TEMPO.CO, Serang - Laporan Keuangan Pemerintah Daerah (LKPD) Provinsi Banten tahun 2015 terancam kembali mendapat opini disclaimer (tidak memberikan pendapat) dari Badan Pemeriksa Keuangan (BPK) seperti tahun lalu. Penyebabnya, dari Laporan Keterangan Pertanggungjawaban (LKPJ) Gubernur Banten 2015, ada 10 SKPD yang serapannya rendah.
Selain itu, sisa lebih penghitungan anggaran (silpa) Anggaran Pendapatan dan Belanja Daerah Provinsi Banten 2015 membengkak hingga Rp 1,19 triliun dari anggaran belanja daerah sebesar Rp 9,27 triliun. “Dengan kondisi seperti ini, saya berkeyakinan LHP BPK ke depan berpotensi disclaimer lagi seperti tahun lalu,” ujar Sekretaris Fraksi Partai Golkar DPRD Banten Fitron Nur Ikhsan, Rabu, 20 April 2016.
Hal yang sama dikatakan anggota Komisi IV DPRD Banten, Najib Hamas.

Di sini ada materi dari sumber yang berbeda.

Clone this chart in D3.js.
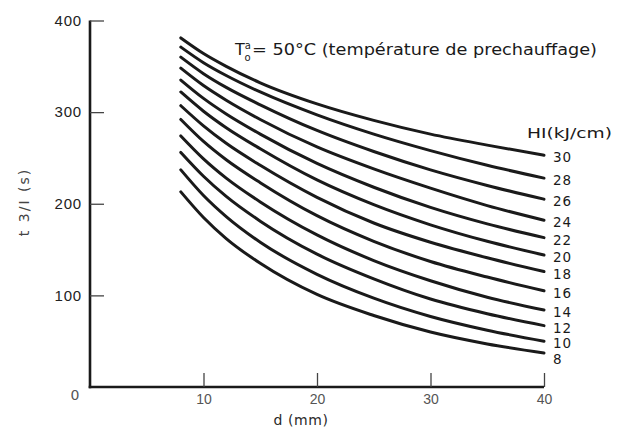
<!DOCTYPE html>
<html>
<head>
<meta charset="utf-8">
<script src="https://cdn.jsdelivr.net/npm/d3@7"></script>
<style>
  html, body { margin: 0; padding: 0; background: #fff; }
  svg { display: block; font-family: "DejaVu Sans", "Noto Sans", sans-serif; }
</style>
</head>
<body>
<svg id="chart" width="623" height="430"></svg>
<script>
// Plate thickness d (mm) at which each curve is sampled
const thickness = [8, 10, 12, 15, 20, 25, 30, 35, 40];

// Heat input HI (kJ/cm) of each curve
const heatInput = [30, 28, 26, 24, 22, 20, 18, 16, 14, 12, 10, 8];

// Cooling time t (s) for each heat input, sampled at the thicknesses above
const hi30 = [381, 364, 350, 332, 309, 291, 276, 264, 253];
const hi28 = [371, 354, 340, 322, 297, 276, 258, 242, 228];
const hi26 = [360, 342, 327, 308, 280, 257, 237, 220, 205];
const hi24 = [348, 329, 313, 292, 262, 238, 217, 198, 182];
const hi22 = [335, 315, 298, 276, 244, 218, 196, 178, 163];
const hi20 = [322, 301, 283, 260, 226, 199, 177, 159, 144];
const hi18 = [307, 285, 266, 242, 207, 179, 158, 141, 126];
const hi16 = [292, 268, 248, 223, 187, 159, 137, 120, 105];
const hi14 = [274, 249, 228, 202, 166, 138, 116, 98, 84];
const hi12 = [256, 230, 208, 181, 145, 118, 96, 80, 67];
const hi10 = [237, 209, 186, 158, 123, 97, 77, 62, 50];
const hi8  = [213, 185, 162, 135, 101, 78, 60, 47, 37];
const curves = [hi30, hi28, hi26, hi24, hi22, hi20, hi18, hi16, hi14, hi12, hi10, hi8];

// Axis ticks
const xTicks = [10, 20, 30, 40];
const yTicks = [100, 200, 300, 400];

const svg = d3.select("#chart");
const ink = "#1a1a1a";

const x = d3.scaleLinear().domain([0, 40]).range([90, 544]);
const y = d3.scaleLinear().domain([0, 400]).range([387, 20.5]);

// Axes with inward ticks
const gy = svg.append("g")
  .attr("transform", `translate(${x(0)},0)`)
  .call(d3.axisLeft(y).tickValues(yTicks).tickSizeInner(-14).tickSizeOuter(0).tickPadding(8));
const gx = svg.append("g")
  .attr("transform", `translate(0,${y(0)})`)
  .call(d3.axisBottom(x).tickValues(xTicks).tickSizeInner(-14).tickSizeOuter(0).tickPadding(7));

[gy, gx].forEach(g => {
  g.select(".domain").attr("stroke", ink).attr("stroke-width", 2.6);
  g.selectAll(".tick line").attr("stroke", "#444").attr("stroke-width", 1.3);
  g.selectAll(".tick text").attr("fill", "#222").attr("font-size", 15).attr("letter-spacing", 0.8);
});
gy.select(".domain").attr("d", `M0,${y(0) + 1.3}V${y(400)}`);
gx.select(".domain").attr("d", `M${x(0) - 1.3},0H${x(40)}`);
gx.selectAll(".tick text").attr("fill", "#555").attr("font-size", 14).attr("letter-spacing", 0);

// Origin label
svg.append("text")
  .attr("x", x(0) - 15).attr("y", y(0) + 13)
  .attr("text-anchor", "middle").attr("font-size", 14).attr("fill", "#555")
  .text("0");

// Axis titles
svg.append("text")
  .attr("x", 301).attr("y", 425)
  .attr("text-anchor", "middle").attr("font-size", 14).attr("fill", "#2a2a2a")
  .attr("letter-spacing", 0.6)
  .text("d (mm)");
svg.append("text")
  .attr("transform", "translate(29,202) rotate(-90)")
  .attr("text-anchor", "middle").attr("font-size", 14).attr("fill", "#444")
  .attr("letter-spacing", 2)
  .text("t 3/I (s)");

// Curves
const line = d3.line()
  .x((d, i) => x(thickness[i]))
  .y(d => y(d))
  .curve(d3.curveMonotoneX);

svg.append("g")
  .selectAll("path")
  .data(curves)
  .join("path")
  .attr("d", line)
  .attr("fill", "none")
  .attr("stroke", ink)
  .attr("stroke-width", 3)
  .attr("stroke-linecap", "round");

// Curve labels at the right-hand ends, kept at least one line apart
const labelY = [];
curves.forEach((c, i) => {
  let ly = y(c[c.length - 1]) + 7;
  if (i > 0 && ly < labelY[i - 1] + 15.5) ly = labelY[i - 1] + 15.5;
  labelY.push(ly);
});
svg.append("g")
  .selectAll("text")
  .data(heatInput)
  .join("text")
  .attr("x", 553)
  .attr("y", (d, i) => labelY[i])
  .attr("font-size", 13.5)
  .attr("letter-spacing", 1)
  .attr("fill", ink)
  .text(d => d);

svg.append("text")
  .attr("x", 527).attr("y", 138)
  .attr("font-size", 14).attr("fill", ink)
  .attr("textLength", 85).attr("lengthAdjust", "spacingAndGlyphs")
  .text("HI(kJ/cm)");

// Preheat temperature note
const note = svg.append("text")
  .attr("x", 235).attr("y", 55)
  .attr("font-size", 16).attr("fill", ink);
note.append("tspan").text("T");
note.append("tspan").attr("font-size", 10).attr("dy", -6).text("a");
note.append("tspan").attr("font-size", 10).attr("dx", -6.5).attr("dy", 12).text("o");
svg.append("text")
  .attr("x", 252).attr("y", 55)
  .attr("font-size", 15).attr("fill", ink)
  .attr("textLength", 345).attr("lengthAdjust", "spacingAndGlyphs")
  .text("= 50°C (température de prechauffage)");
</script>
</body>
</html>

Menurut Najin, sangat besar potensi Laporan Hasil Pemeriksaan (LHP) BPK atas LKPD Provinsi Banten tahun 2015 mendapat opini disclaimer. Menurut dia, faktor yang menyebabkan opini disclaimer itu terkait dengan manajemen aset. Jika pengelolaan aset tidak sesuai dengan ketentuan, hal itu berpotensi disclaimer, termasuk pengadaan lahan yang menjadi aset.
“Jika pola pengadaan lahan sebagai aset ini tidak sesuai dengan ketentuan, akan berpotensi disclaimer. Tahun lalu kan begitu, ada pengadaan yang tidak sesuai dengan ketentuan, sehingga menyumbangkan potensi disclaimer,” ujar Najib.

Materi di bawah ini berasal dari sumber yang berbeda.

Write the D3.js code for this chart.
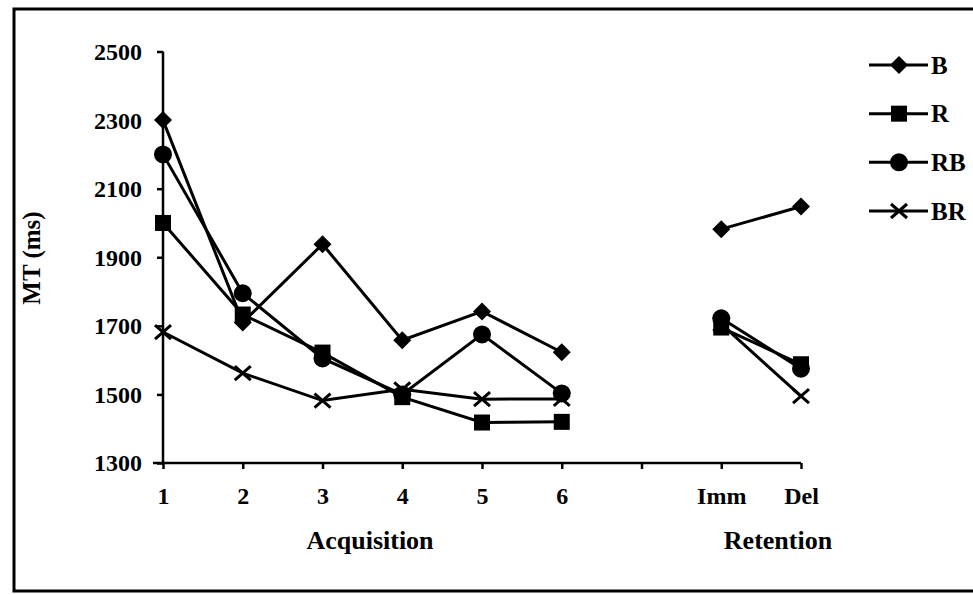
<!DOCTYPE html>
<html><head><meta charset="utf-8">
<script src="https://cdn.jsdelivr.net/npm/d3@7"></script>
<style>body{margin:0;background:#fff}svg{display:block}text{font-family:"Liberation Serif","Times New Roman",serif;font-weight:bold;fill:#000}</style>
</head><body><svg id="c" width="973" height="595"></svg>
<script>
const categories = ["1","2","3","4","5","6","","Imm","Del"];
const acqCats = ["1","2","3","4","5","6"];
const retCats = ["Imm","Del"];
const yTicks = [1300,1500,1700,1900,2100,2300,2500];
const seriesNames = ["B","R","RB","BR"];
const B_acq  = [2300,1710,1938,1658,1742,1623];
const B_ret  = [1982,2048];
const R_acq  = [2000,1733,1622,1492,1418,1420];
const R_ret  = [1695,1588];
const RB_acq = [2200,1795,1605,1500,1675,1503];
const RB_ret = [1722,1575];
const BR_acq = [1682,1562,1482,1515,1486,1487];
const BR_ret = [1705,1495];

const svg = d3.select("#c");
const x = d3.scalePoint().domain(categories.map((c,i)=>i)).range([163,801]);
const y = d3.scaleLinear().domain([1300,2500]).range([463,51.5]);

// frame
svg.append("rect").attr("x",14).attr("y",9).attr("width",1000).attr("height",582)
  .attr("fill","none").attr("stroke","#000").attr("stroke-width",3);

// y axis
const yAx = svg.append("g").attr("transform","translate(163,0)")
  .call(d3.axisLeft(y).tickValues(yTicks).tickSize(6).tickPadding(15).tickFormat(d3.format("d")));
yAx.select(".domain").attr("stroke-width",2.5).attr("d","M0,51.5V463");
yAx.selectAll(".tick line").attr("stroke-width",2.5);
yAx.selectAll("text").style("font-size","24px").attr("dy","0.33em");

// x axis
const xAx = svg.append("g").attr("transform","translate(0,463)")
  .call(d3.axisBottom(x).tickSize(6).tickPadding(18).tickFormat(i=>categories[i]));
xAx.select(".domain").attr("stroke-width",2.5).attr("d","M153,0H801");
xAx.selectAll(".tick line").attr("stroke-width",2.5);
xAx.selectAll("text").style("font-size","24px");

svg.append("text").attr("x",370).attr("y",549).attr("text-anchor","middle").style("font-size","26px").text("Acquisition");
svg.append("text").attr("x",778).attr("y",549).attr("text-anchor","middle").style("font-size","26px").text("Retention");
svg.append("text").attr("transform","translate(40,258) rotate(-90)").attr("text-anchor","middle").style("font-size","25px").text("MT (ms)");

const series = [
  {name:"B", acq:B_acq, ret:B_ret, m:"diamond"},
  {name:"R", acq:R_acq, ret:R_ret, m:"square"},
  {name:"RB", acq:RB_acq, ret:RB_ret, m:"circle"},
  {name:"BR", acq:BR_acq, ret:BR_ret, m:"x"}
];
function marker(g, type, cx, cy){
  if(type==="diamond") g.append("path").attr("d",`M${cx},${cy-9}L${cx+9},${cy}L${cx},${cy+9}L${cx-9},${cy}Z`).attr("fill","#000");
  else if(type==="square") g.append("rect").attr("x",cx-8).attr("y",cy-8).attr("width",16).attr("height",16).attr("fill","#000");
  else if(type==="circle") g.append("circle").attr("cx",cx).attr("cy",cy).attr("r",9).attr("fill","#000");
  else g.append("path").attr("d",`M${cx-8},${cy-7}L${cx+8},${cy+7}M${cx-8},${cy+7}L${cx+8},${cy-7}`).attr("stroke","#000").attr("stroke-width",3);
}
const line = d3.line().x(d=>x(d.i)).y(d=>y(d.v));
series.forEach(s=>{
  const g = svg.append("g");
  const a = s.acq.map((v,k)=>({i:categories.indexOf(acqCats[k]),v}));
  const r = s.ret.map((v,k)=>({i:categories.indexOf(retCats[k]),v}));
  [a,r].forEach(pts=>{
    g.append("path").datum(pts).attr("d",line).attr("fill","none").attr("stroke","#000").attr("stroke-width",3);
    pts.forEach(p=>marker(g,s.m,x(p.i),y(p.v)));
  });
});

// legend
const legY = d3.scalePoint().domain(seriesNames).range([65,211]);
series.forEach(s=>{
  const ly = legY(s.name);
  const g = svg.append("g");
  g.append("line").attr("x1",869).attr("x2",928).attr("y1",ly).attr("y2",ly).attr("stroke","#000").attr("stroke-width",3);
  marker(g,s.m,899,ly);
  g.append("text").attr("x",931).attr("y",ly).attr("dy","0.35em").style("font-size","25px").text(s.name);
});
</script></body></html>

Sebelumnya, anggota Fraksi Partai Gerindra DPRD Banten, Ade Hidayat, menilai Rano Karno belum menjalankan fungsi sebagai gubernur dengan baik. Ade Khawatir pemerintah Banten kembali akan mendapat opini disclaimer dari BPK tahun ini.
“Ini menunjukkan kinerja Pemprov Banten di bawah kepemimpinan Gubernur Rano Karno sangat lemah. Anggaran sebanyak itu seharusnya digunakan untuk kesejahteraan rakyat, tapi itu tidak dilaksanakan sehingga terjadilah silpa. Rano kelihatannya tidak mampu memaksimalkan sumber daya yang ada,” katanya.
Sementara itu, Kepala Biro Perlengkapan dan Aset Daerah Banten Djoko Sumarsono mengatakan faktor penyebab rendahnya serapan adalah adanya beberapa pembebasan lahan yang tertunda. Pembebasan lahan yang terbesar adalah lahan untuk Waduk Sindangheula.
Namun Djoko menuding kendala tidak terlaksananya pembebasan lahan ada di instansi terkait, yakni Badan Pertanahan Nasional (BPN). “Kendalanya bukan ada di kami, melainkan teknis pelaksana pembebasan itu di BPN. Kami dari pemprov hanya sebagai kasir, juru bayar,” tuturnya.